▶ _EXERCISE DETAILS_
Output the material exactly, but drop every image it holds.

▶ _DATA EXCERPT_
- - -
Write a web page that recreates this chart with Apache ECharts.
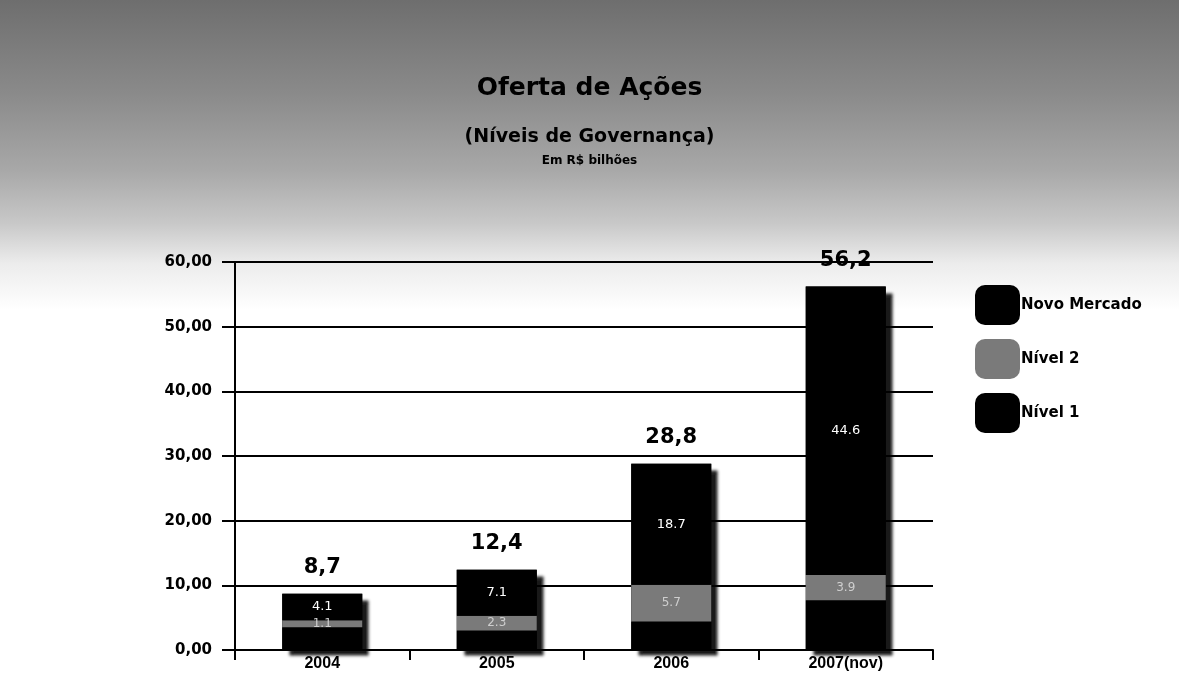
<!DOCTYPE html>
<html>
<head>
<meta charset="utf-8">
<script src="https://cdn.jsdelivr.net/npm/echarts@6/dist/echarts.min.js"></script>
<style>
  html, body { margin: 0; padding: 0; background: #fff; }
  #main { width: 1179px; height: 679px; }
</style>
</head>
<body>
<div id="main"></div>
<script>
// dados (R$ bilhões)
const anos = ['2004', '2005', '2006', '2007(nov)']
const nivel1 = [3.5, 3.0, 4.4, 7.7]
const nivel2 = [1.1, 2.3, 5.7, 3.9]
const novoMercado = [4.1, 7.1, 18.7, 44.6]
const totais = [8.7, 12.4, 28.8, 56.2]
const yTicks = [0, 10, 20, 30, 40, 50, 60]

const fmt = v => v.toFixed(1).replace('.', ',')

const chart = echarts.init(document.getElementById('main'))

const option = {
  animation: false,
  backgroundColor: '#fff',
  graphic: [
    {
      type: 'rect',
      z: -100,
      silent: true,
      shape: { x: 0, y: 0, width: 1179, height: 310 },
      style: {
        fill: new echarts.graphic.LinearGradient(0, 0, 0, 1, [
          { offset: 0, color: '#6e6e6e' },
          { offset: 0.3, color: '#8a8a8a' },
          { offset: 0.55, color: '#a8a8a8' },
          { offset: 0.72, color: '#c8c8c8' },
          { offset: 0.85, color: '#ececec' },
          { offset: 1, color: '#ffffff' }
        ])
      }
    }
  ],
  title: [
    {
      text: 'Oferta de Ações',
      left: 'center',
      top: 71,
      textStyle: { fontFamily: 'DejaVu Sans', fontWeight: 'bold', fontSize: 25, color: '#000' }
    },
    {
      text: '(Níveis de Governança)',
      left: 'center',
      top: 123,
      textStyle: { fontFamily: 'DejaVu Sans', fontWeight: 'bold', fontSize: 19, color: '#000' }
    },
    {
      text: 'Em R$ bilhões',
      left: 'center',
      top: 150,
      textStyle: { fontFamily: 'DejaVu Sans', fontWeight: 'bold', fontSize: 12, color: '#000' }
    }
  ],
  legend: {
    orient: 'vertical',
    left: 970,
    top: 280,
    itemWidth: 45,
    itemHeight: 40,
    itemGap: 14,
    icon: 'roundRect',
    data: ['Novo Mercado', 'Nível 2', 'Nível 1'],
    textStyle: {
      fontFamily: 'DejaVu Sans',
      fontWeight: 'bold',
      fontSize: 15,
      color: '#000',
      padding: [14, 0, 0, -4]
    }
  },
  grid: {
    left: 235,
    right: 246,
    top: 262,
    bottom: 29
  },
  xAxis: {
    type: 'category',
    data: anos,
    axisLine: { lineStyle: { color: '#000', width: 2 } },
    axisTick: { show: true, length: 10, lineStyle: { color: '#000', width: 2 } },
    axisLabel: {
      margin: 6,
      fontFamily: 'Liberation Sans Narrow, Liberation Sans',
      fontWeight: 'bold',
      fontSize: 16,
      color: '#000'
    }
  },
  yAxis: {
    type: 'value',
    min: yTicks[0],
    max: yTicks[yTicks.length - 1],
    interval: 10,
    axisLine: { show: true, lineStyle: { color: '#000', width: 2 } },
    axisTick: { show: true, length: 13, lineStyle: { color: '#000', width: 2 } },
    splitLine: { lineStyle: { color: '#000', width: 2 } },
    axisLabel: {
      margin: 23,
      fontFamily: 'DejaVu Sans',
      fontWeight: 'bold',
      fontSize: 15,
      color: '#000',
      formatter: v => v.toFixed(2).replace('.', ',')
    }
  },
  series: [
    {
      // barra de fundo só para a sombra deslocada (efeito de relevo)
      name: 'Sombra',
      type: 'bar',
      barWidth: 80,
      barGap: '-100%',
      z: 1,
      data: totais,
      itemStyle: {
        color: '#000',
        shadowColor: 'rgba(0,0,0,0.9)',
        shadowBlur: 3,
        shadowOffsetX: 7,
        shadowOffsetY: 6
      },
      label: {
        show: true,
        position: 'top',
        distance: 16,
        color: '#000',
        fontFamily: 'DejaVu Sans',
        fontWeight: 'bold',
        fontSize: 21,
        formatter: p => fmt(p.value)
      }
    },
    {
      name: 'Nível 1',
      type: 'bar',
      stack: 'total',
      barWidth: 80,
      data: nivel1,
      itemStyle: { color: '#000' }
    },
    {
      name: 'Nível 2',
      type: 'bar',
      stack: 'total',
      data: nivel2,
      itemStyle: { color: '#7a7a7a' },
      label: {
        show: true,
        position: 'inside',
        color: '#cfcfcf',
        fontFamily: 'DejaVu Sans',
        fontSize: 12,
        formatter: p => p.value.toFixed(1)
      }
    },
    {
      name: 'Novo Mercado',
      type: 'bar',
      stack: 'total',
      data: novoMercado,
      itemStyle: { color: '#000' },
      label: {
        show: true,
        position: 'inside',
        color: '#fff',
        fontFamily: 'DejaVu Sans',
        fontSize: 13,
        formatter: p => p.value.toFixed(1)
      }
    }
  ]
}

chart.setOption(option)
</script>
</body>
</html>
- - -
▶ _SOLUTION FOR THIS TASK_
Write a web page that recreates this chart with Apache ECharts.
<!DOCTYPE html>
<html>
<head>
<meta charset="utf-8">
<script src="https://cdn.jsdelivr.net/npm/echarts@6/dist/echarts.min.js"></script>
<style>
  html, body { margin: 0; padding: 0; background: #fff; }
  #main { width: 1179px; height: 679px; }
</style>
</head>
<body>
<div id="main"></div>
<script>
// dados (R$ bilhões)
const anos = ['2004', '2005', '2006', '2007(nov)']
const nivel1 = [3.5, 3.0, 4.4, 7.7]
const nivel2 = [1.1, 2.3, 5.7, 3.9]
const novoMercado = [4.1, 7.1, 18.7, 44.6]
const totais = [8.7, 12.4, 28.8, 56.2]
const yTicks = [0, 10, 20, 30, 40, 50, 60]

const fmt = v => v.toFixed(1).replace('.', ',')

const chart = echarts.init(document.getElementById('main'))

const option = {
  animation: false,
  backgroundColor: '#fff',
  graphic: [
    {
      type: 'rect',
      z: -100,
      silent: true,
      shape: { x: 0, y: 0, width: 1179, height: 310 },
      style: {
        fill: new echarts.graphic.LinearGradient(0, 0, 0, 1, [
          { offset: 0, color: '#6e6e6e' },
          { offset: 0.3, color: '#8a8a8a' },
          { offset: 0.55, color: '#a8a8a8' },
          { offset: 0.72, color: '#c8c8c8' },
          { offset: 0.85, color: '#ececec' },
          { offset: 1, color: '#ffffff' }
        ])
      }
    }
  ],
  title: [
    {
      text: 'Oferta de Ações',
      left: 'center',
      top: 71,
      textStyle: { fontFamily: 'DejaVu Sans', fontWeight: 'bold', fontSize: 25, color: '#000' }
    },
    {
      text: '(Níveis de Governança)',
      left: 'center',
      top: 123,
      textStyle: { fontFamily: 'DejaVu Sans', fontWeight: 'bold', fontSize: 19, color: '#000' }
    },
    {
      text: 'Em R$ bilhões',
      left: 'center',
      top: 150,
      textStyle: { fontFamily: 'DejaVu Sans', fontWeight: 'bold', fontSize: 12, color: '#000' }
    }
  ],
  legend: {
    orient: 'vertical',
    left: 970,
    top: 280,
    itemWidth: 45,
    itemHeight: 40,
    itemGap: 14,
    icon: 'roundRect',
    data: ['Novo Mercado', 'Nível 2', 'Nível 1'],
    textStyle: {
      fontFamily: 'DejaVu Sans',
      fontWeight: 'bold',
      fontSize: 15,
      color: '#000',
      padding: [14, 0, 0, -4]
    }
  },
  grid: {
    left: 235,
    right: 246,
    top: 262,
    bottom: 29
  },
  xAxis: {
    type: 'category',
    data: anos,
    axisLine: { lineStyle: { color: '#000', width: 2 } },
    axisTick: { show: true, length: 10, lineStyle: { color: '#000', width: 2 } },
    axisLabel: {
      margin: 6,
      fontFamily: 'Liberation Sans Narrow, Liberation Sans',
      fontWeight: 'bold',
      fontSize: 16,
      color: '#000'
    }
  },
  yAxis: {
    type: 'value',
    min: yTicks[0],
    max: yTicks[yTicks.length - 1],
    interval: 10,
    axisLine: { show: true, lineStyle: { color: '#000', width: 2 } },
    axisTick: { show: true, length: 13, lineStyle: { color: '#000', width: 2 } },
    splitLine: { lineStyle: { color: '#000', width: 2 } },
    axisLabel: {
      margin: 23,
      fontFamily: 'DejaVu Sans',
      fontWeight: 'bold',
      fontSize: 15,
      color: '#000',
      formatter: v => v.toFixed(2).replace('.', ',')
    }
  },
  series: [
    {
      // barra de fundo só para a sombra deslocada (efeito de relevo)
      name: 'Sombra',
      type: 'bar',
      barWidth: 80,
      barGap: '-100%',
      z: 1,
      data: totais,
      itemStyle: {
        color: '#000',
        shadowColor: 'rgba(0,0,0,0.9)',
        shadowBlur: 3,
        shadowOffsetX: 7,
        shadowOffsetY: 6
      },
      label: {
        show: true,
        position: 'top',
        distance: 16,
        color: '#000',
        fontFamily: 'DejaVu Sans',
        fontWeight: 'bold',
        fontSize: 21,
        formatter: p => fmt(p.value)
      }
    },
    {
      name: 'Nível 1',
      type: 'bar',
      stack: 'total',
      barWidth: 80,
      data: nivel1,
      itemStyle: { color: '#000' }
    },
    {
      name: 'Nível 2',
      type: 'bar',
      stack: 'total',
      data: nivel2,
      itemStyle: { color: '#7a7a7a' },
      label: {
        show: true,
        position: 'inside',
        color: '#cfcfcf',
        fontFamily: 'DejaVu Sans',
        fontSize: 12,
        formatter: p => p.value.toFixed(1)
      }
    },
    {
      name: 'Novo Mercado',
      type: 'bar',
      stack: 'total',
      data: novoMercado,
      itemStyle: { color: '#000' },
      label: {
        show: true,
        position: 'inside',
        color: '#fff',
        fontFamily: 'DejaVu Sans',
        fontSize: 13,
        formatter: p => p.value.toFixed(1)
      }
    }
  ]
}

chart.setOption(option)
</script>
</body>
</html>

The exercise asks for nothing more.